In April of this year, I had the privilege of celebrating my 20th anniversary of 1:1 and work in Australian schools as the keynote speaker at the Australian Computers in Education Conference in my adopted hometown of Melbourne, Australia. This evening I will be the keynote speaker at the European Laptop Institute in The Hague.
In a few weeks I will return to Seoul, South Korea to work at The Chadwick International School, a magnificent new progressive international school that will eventually serve K-12 youngsters from Korea and abroad. In a few weeks, my colleagues and I at Chadwick will once again change the world when every student from 1st grade onward will have their own personal Macbook computer. Robotics, programming and deep project-based learning across the curriculum will be the hallmarks of Chadwick’s approach. We will move past the low-hanging fruit of information access and language arts and use the computer to create new learning opportunities and amplify student potential across the entire school.

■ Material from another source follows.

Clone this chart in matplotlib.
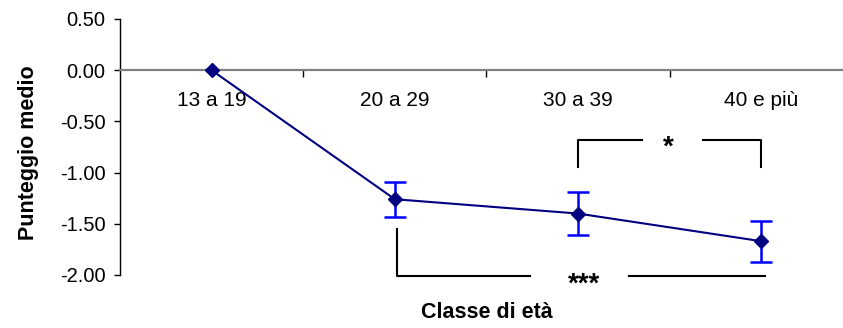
import matplotlib.pyplot as plt
from matplotlib.ticker import FixedLocator, NullFormatter, FixedFormatter

plt.rcParams['font.family'] = ['Liberation Sans', 'DejaVu Sans']

categories = ["13 a 19", "20 a 29", "30 a 39", "40 e più"]
means = [0.00, -1.26, -1.40, -1.67]
errors = [0.00, 0.17, 0.21, 0.20]

# significance brackets: (from category, to category, label)
sig_top = (2, 3, "*")
sig_bottom = (1, 3, "***")

LINE = "#000080"
ERR = "#0000FF"

fig = plt.figure(figsize=(8.43, 3.28), dpi=100)
ax = fig.add_axes([0.1423, 0.1616, 0.8695, 0.7805])

x = list(range(len(categories)))
ax.errorbar(x[1:], means[1:], yerr=errors[1:], fmt="none", ecolor=ERR,
            elinewidth=1.8, capsize=8, capthick=1.8, zorder=2)
ax.plot(x, means, color=LINE, lw=1.5, marker="D", ms=7.5, zorder=3)

ax.set_xlim(-0.5, 3.5)
ax.set_ylim(-2.0, 0.5)
yt = [0.5, 0.0, -0.5, -1.0, -1.5, -2.0]
ax.set_yticks(yt)
ax.set_yticklabels(["%.2f" % v for v in yt])
ax.tick_params(axis="y", direction="out", length=4.5, width=1, labelsize=14.5, pad=6)

for s in ["top", "right"]:
    ax.spines[s].set_visible(False)
ax.spines["bottom"].set_position(("data", 0))
ax.spines["bottom"].set_color("#808080")
ax.spines["bottom"].set_linewidth(1.6)
ax.spines["left"].set_linewidth(1.0)

ax.xaxis.set_major_locator(FixedLocator([0.5, 1.5, 2.5]))
ax.xaxis.set_major_formatter(NullFormatter())
ax.xaxis.set_minor_locator(FixedLocator(x))
ax.xaxis.set_minor_formatter(FixedFormatter(categories))
ax.tick_params(axis="x", which="major", direction="out", length=5, width=1, color="black")
ax.tick_params(axis="x", which="minor", length=0, labelsize=15, pad=15)

ax.set_ylabel("Punteggio medio", fontsize=15.5, fontweight="bold", va="center")
ax.yaxis.set_label_coords(-0.125, 0.477)
ax.set_xlabel("Classe di età", fontsize=15.5, fontweight="bold", va="center")
ax.xaxis.set_label_coords(0.5, -0.148)

# top bracket
a, b, lab = sig_top
ax.plot([a, a, a + 0.35], [-0.95, -0.68, -0.68], color="black", lw=1.5, clip_on=False)
ax.plot([b - 0.32, b, b], [-0.68, -0.68, -0.95], color="black", lw=1.5, clip_on=False)
ax.text((a + b) / 2 - 0.01, -0.82, lab, ha="center", va="baseline", fontsize=20, fontweight="bold")

# bottom bracket
a, b, lab = sig_bottom
ax.plot([a + 0.01, a + 0.01, a + 0.74], [-1.55, -2.01, -2.01], color="black", lw=1.5, clip_on=False)
ax.plot([a + 1.28, b + 0.02], [-2.01, -2.01], color="black", lw=1.5, clip_on=False)
ax.text(a + 1.03, -2.16, lab, ha="center", va="baseline", fontsize=20, fontweight="bold")

fig.savefig("out.png", dpi=100)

Not since the early 1990s have I had the opportunity to work in a school and mentor teachers so closely over a long period of time as I will at the Chadwick International School. I have spent the past six months or so as a consultant helping with the planning process; including policy issues, purchasing, professional development, visioning and curriculum integration. Look out for great things coming from this exciting school.
Within hours of returning home from South Korea, I fly to to speak in Peru, where hundreds of thousands of children own an XO personal laptop. I’m excited to get the chance to work with my old friend (from the mid 1980 Logo days) Oscar Becerra
December 2-3, I’ll be in Milwaukee, Wisconsin to be the keynote speaker, along with Dr. Chris Dede, at the Great Lakes 1:1 Computing Conference.
At some of these upcoming conferences I will not only be delivering my keynote address, Ten Things to Do With a Laptop: Learning and Powerful Ideas, but also brand new keynote, Twenty Lessons from Twenty Years of 1:1 Computing. That session, dealing primarily with leadership and policy issues was presented recently at the ISTE Conference, National School Boards Association’s Annual Conference and the NSBA Technology + Learning Conference.
From the very beginning giving a laptop to every child seemed like an inevitability. Computers were getting smaller, cheaper and more powerful. Of course children would have their own before long.
For the first time in 20 years (now 40) we had the platform available to begin realizing the ideals of Dewey, Kay and Papert. There was never any talk of experiment or pilot or project or initiative. Laptops were purchased for students because it was on the right side of history and the right thing to do.
At the recent Australian conference a Monash University lecturer told the audience that we should go slow with 1:1 because the jury is still out and the evidence yet to accumulate to justify the investment. The moderator, Jeff Richardson of Trinity College, snatched the gentleman’s iPhone, asked the audience how many people live in homes where there are more computers than humans and then suggested that children deserve no less where they spend most of their waking hours. The dirty little secret is that thirty years after microcomputers came into most Western schools, children get to use one for less than an hour per week. The Australian moderator asked me if I’d like to contribute anything to the suggestion.
I told the Monash lecturer that, “the first doctoral dissertation demonstrating the efficacy of 1:1 computing was published in 1991 in his department.” I own a copy. It’s time to move on! The kids deserve nothing less.